%%

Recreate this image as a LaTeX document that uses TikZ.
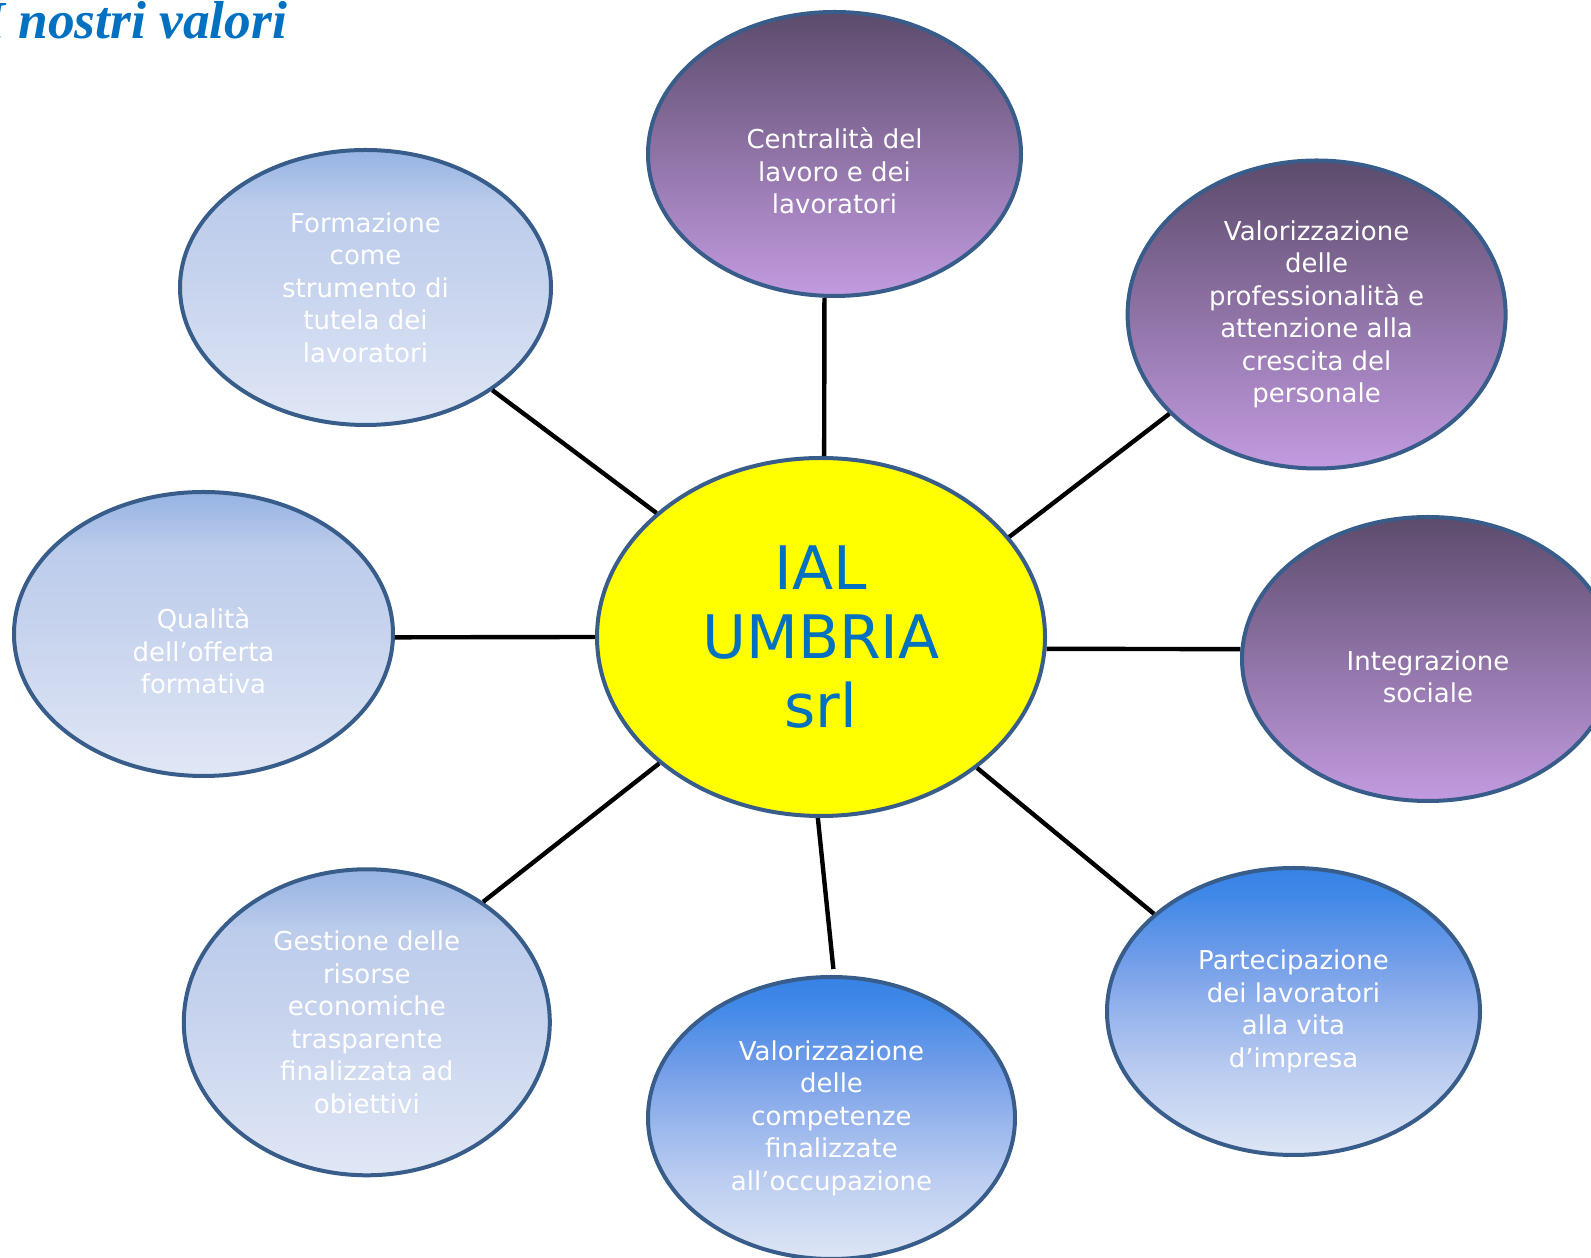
\documentclass[tikz,border=0pt]{standalone}
\usepackage{fontspec}
\setmainfont{DejaVu Sans}
\newfontfamily\titlefont{Liberation Serif}
\usepackage{tikz}
\usetikzlibrary{shapes.geometric}

\definecolor{bordo}{RGB}{56,93,138}
\definecolor{blutesto}{RGB}{0,112,192}
\definecolor{giallo}{RGB}{255,255,0}
\definecolor{violasu}{RGB}{92,75,108}
\definecolor{violagiu}{RGB}{194,155,224}

% sfumature: il riquadro del tracciato va da 25bp a 75bp
\pgfdeclareverticalshading{celesteshade}{100bp}{%
  color(0bp)=(rgb,255:red,224;green,231;blue,245);
  color(25bp)=(rgb,255:red,224;green,231;blue,245);
  color(50bp)=(rgb,255:red,200;green,212;blue,238);
  color(65bp)=(rgb,255:red,188;green,204;blue,235);
  color(70bp)=(rgb,255:red,168;green,191;blue,231);
  color(75bp)=(rgb,255:red,150;green,180;blue,228);
  color(100bp)=(rgb,255:red,150;green,180;blue,228)}
\pgfdeclareverticalshading{azzurroshade}{100bp}{%
  color(0bp)=(rgb,255:red,222;green,230;blue,245);
  color(25bp)=(rgb,255:red,222;green,230;blue,245);
  color(40bp)=(rgb,255:red,185;green,203;blue,240);
  color(50bp)=(rgb,255:red,150;green,180;blue,236);
  color(60bp)=(rgb,255:red,110;green,155;blue,232);
  color(70bp)=(rgb,255:red,65;green,137;blue,231);
  color(75bp)=(rgb,255:red,55;green,130;blue,230);
  color(100bp)=(rgb,255:red,55;green,130;blue,230)}

\begin{document}
\begin{tikzpicture}
          [x=0.5pt,y=0.5pt,
          font=\fontsize{13}{16.25}\selectfont,
          valore/.style={shape=ellipse,draw=bordo,line width=2pt,text=white,align=center,inner sep=0pt},
          viola/.style={valore,top color=violasu,bottom color=violagiu},
          celeste/.style={valore,shading=celesteshade},
          azzurro/.style={valore,shading=azzurroshade},
          spoke/.style={-,line width=2.2pt,black}]

            \useasboundingbox (0,0) rectangle (1591,1258);

            \node (titolo) [anchor=base west,inner sep=0pt,text=blutesto,
              font=\titlefont\bfseries\itshape\fontsize{26.7}{32}\selectfont] at (-16,1219) {I nostri valori};

            \node (ial) [valore,fill=giallo,text=blutesto,font=\fontsize{30}{34.5}\selectfont,
              minimum width=224pt,minimum height=179pt] at (821,621) {IAL\\UMBRIA\\srl};
            \node (central) [viola,minimum width=186.5pt,minimum height=142pt] at (834.5,1104)
              {\strut\\Centralità del\\lavoro e dei\\lavoratori};
            \node (profess) [viola,minimum width=189pt,minimum height=154pt] at (1316.6,943.5)
              {Valorizzazione\\delle\\professionalità e\\attenzione alla\\crescita del\\personale};
            \node (integ) [viola,minimum width=186pt,minimum height=142pt] at (1428,599)
              {\strut\\Integrazione\\sociale};
            \node (formaz) [celeste,minimum width=185.5pt,minimum height=137.5pt] at (365.5,970.5)
              {Formazione\\come\\strumento di\\tutela dei\\lavoratori};
            \node (qualita) [celeste,minimum width=189.5pt,minimum height=142pt] at (203.5,624)
              {\strut\\Qualità\\dell’offerta\\formativa};
            \node (gestione) [celeste,minimum width=183pt,minimum height=153pt] at (366.8,235.7)
              {Gestione delle\\risorse\\economiche\\trasparente\\finalizzata ad\\obiettivi};
            \node (compet) [azzurro,minimum width=183.5pt,minimum height=141pt] at (831.5,140)
              {Valorizzazione\\delle\\competenze\\finalizzate\\all’occupazione};
            \node (partec) [azzurro,minimum width=186.5pt,minimum height=143.5pt] at (1293.5,246.5)
              {Partecipazione\\dei lavoratori\\alla vita\\d’impresa};

          \draw [spoke] (ial.89) to (central.266);
          \draw [spoke] (ial.143) to (formaz.321);
          \draw [spoke] (ial.28) to (profess.214);
          \draw [spoke] (ial.180) to (qualita.359);
          \draw [spoke] (ial.357) to (integ.177);
          \draw [spoke] (ial.218) to (gestione.46);
          \draw [spoke,shorten >=3pt] (ial.269) to (compet.89);
          \draw [spoke] (ial.320) to (partec.145);

        \end{tikzpicture}
\end{document}
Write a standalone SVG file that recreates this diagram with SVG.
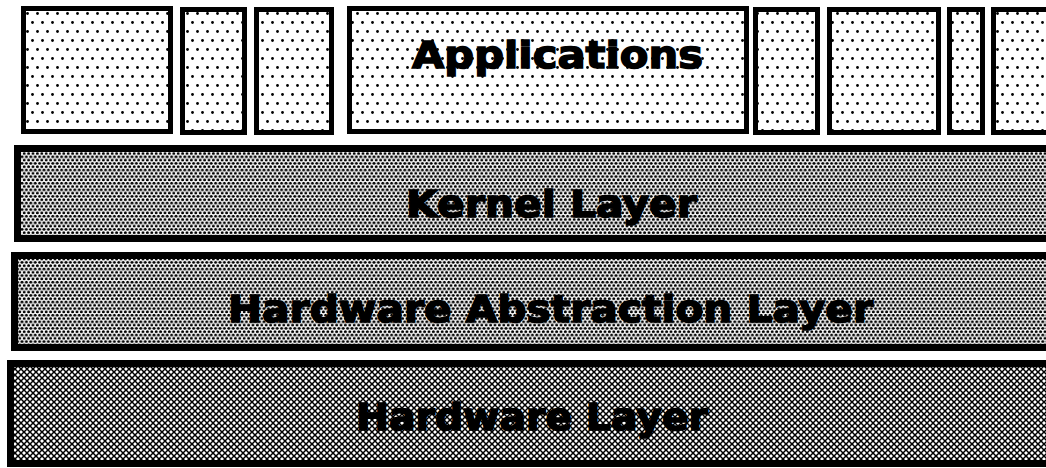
<svg xmlns="http://www.w3.org/2000/svg" width="1046" height="468" viewBox="0 0 1046 468">
<defs>
<pattern id="dotsSparse" width="10" height="18" patternUnits="userSpaceOnUse">
<rect width="10" height="18" fill="#fff"/>
<circle cx="2.5" cy="4.5" r="1.4" fill="#000"/>
<circle cx="7.5" cy="13.5" r="1.4" fill="#000"/>
</pattern>
<pattern id="dotsDense" width="4.4" height="6.6" patternUnits="userSpaceOnUse">
<rect width="4.4" height="6.6" fill="#fff"/>
<circle cx="2.2" cy="1.65" r="1.5" fill="#000"/>
<circle cx="0" cy="4.95" r="1.5" fill="#000"/>
<circle cx="4.4" cy="4.95" r="1.5" fill="#000"/>
</pattern>
<pattern id="cross" width="6" height="6" patternUnits="userSpaceOnUse">
<rect width="6" height="6" fill="#fff"/>
<path d="M-1,-1 L7,7 M7,-1 L-1,7" stroke="#000" stroke-width="1.5"/>
</pattern>
</defs>
<style>
.app{fill:url(#dotsSparse);stroke:#000;stroke-width:5}
.layer{stroke:#000;stroke-width:7}
.lbl{font-family:"DejaVu Sans","Liberation Sans",sans-serif;font-weight:bold;font-size:38px;fill:#000;stroke:#000;stroke-width:1.5}
</style>
<g id="app1"><rect class="app" x="23.5" y="8.5" width="147" height="123"/></g>
<g id="app2"><rect class="app" x="182.5" y="9.5" width="62" height="123"/></g>
<g id="app3"><rect class="app" x="256.5" y="9.5" width="75" height="123"/></g>
<g id="applications"><rect class="app" x="349.5" y="8.5" width="397" height="123"/>
<text class="lbl" x="412" y="68" textLength="291" lengthAdjust="spacingAndGlyphs">Applications</text></g>
<g id="app5"><rect class="app" x="755.5" y="9.5" width="62" height="123"/></g>
<g id="app6"><rect class="app" x="829.5" y="9.5" width="109" height="123"/></g>
<g id="app7"><rect class="app" x="949.5" y="9.5" width="33" height="123"/></g>
<g id="app8"><rect class="app" x="993.5" y="9.5" width="70" height="123"/></g>
<g id="kernel"><rect class="layer" fill="url(#dotsDense)" x="17.5" y="148.5" width="1040" height="90"/>
<text class="lbl" x="406" y="217" textLength="291" lengthAdjust="spacingAndGlyphs">Kernel Layer</text></g>
<g id="hal"><rect class="layer" fill="url(#dotsDense)" x="14.5" y="255.5" width="1040" height="92"/>
<text class="lbl" x="228" y="322" textLength="645" lengthAdjust="spacingAndGlyphs">Hardware Abstraction Layer</text></g>
<g id="hardware"><rect class="layer" fill="url(#cross)" x="10.5" y="363.5" width="1045" height="100"/>
<text class="lbl" x="356" y="430" textLength="352" lengthAdjust="spacingAndGlyphs">Hardware Layer</text></g>
<g id="connectors"/>
</svg>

%%

● WHAT THIS TASK INVOLVES
Return every line above that contains the word "standalone".

● RESPONSE BELOW
\documentclass[tikz,border=0pt]{standalone}
Write a standalone SVG file that recreates this diagram with SVG.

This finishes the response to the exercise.